* _Your objective_:
Hunt for the word "this" across the entries below, copying each line that holds it.
## Start Records supplied
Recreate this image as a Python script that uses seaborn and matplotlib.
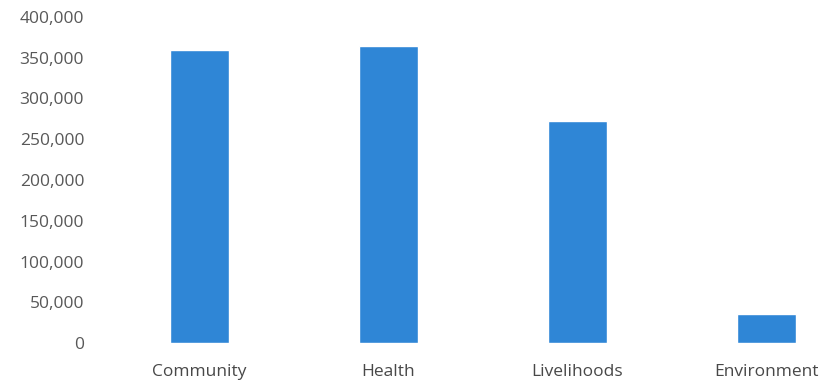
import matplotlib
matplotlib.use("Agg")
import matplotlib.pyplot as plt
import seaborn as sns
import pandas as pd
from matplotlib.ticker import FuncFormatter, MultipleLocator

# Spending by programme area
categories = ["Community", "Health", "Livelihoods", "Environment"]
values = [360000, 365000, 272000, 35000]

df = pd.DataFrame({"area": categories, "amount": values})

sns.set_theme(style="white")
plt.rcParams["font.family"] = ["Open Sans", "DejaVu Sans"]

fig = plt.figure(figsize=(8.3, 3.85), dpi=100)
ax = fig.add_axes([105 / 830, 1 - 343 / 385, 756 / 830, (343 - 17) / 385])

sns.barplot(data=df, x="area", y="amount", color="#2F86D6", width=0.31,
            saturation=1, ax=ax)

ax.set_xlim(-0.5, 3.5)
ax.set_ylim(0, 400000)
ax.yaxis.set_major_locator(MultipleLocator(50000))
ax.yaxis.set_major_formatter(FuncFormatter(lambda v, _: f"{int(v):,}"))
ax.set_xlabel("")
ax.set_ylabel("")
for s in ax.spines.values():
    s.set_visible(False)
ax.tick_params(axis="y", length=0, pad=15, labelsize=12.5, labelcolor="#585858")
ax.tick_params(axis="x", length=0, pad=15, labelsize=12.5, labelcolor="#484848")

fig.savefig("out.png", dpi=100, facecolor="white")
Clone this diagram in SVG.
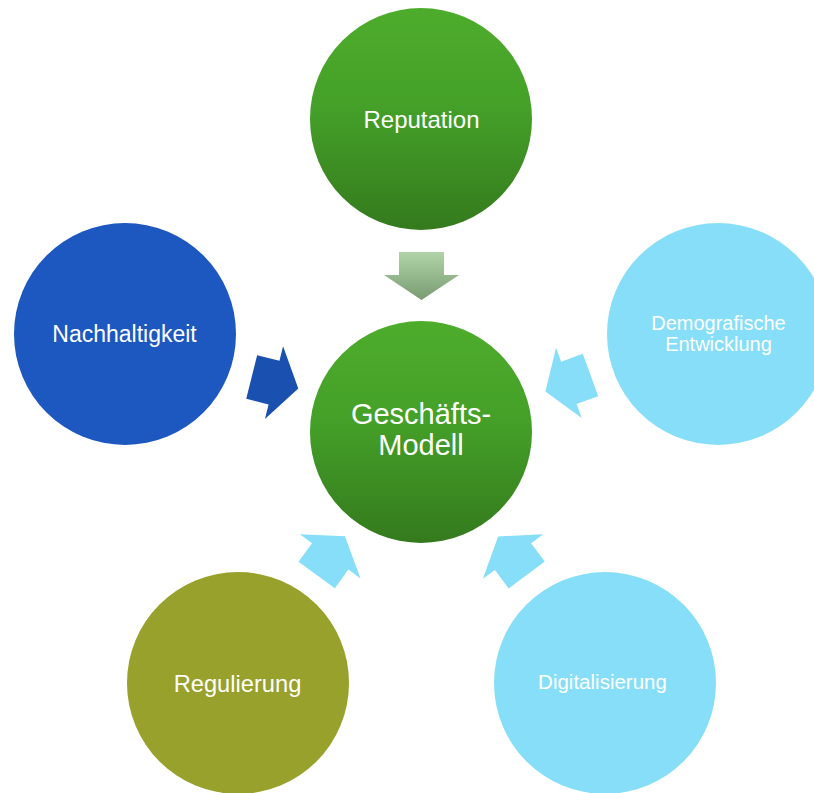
## End Records supplied
* _Task response_:
Recreate this image as a Python script that uses seaborn and matplotlib.
Clone this diagram in SVG.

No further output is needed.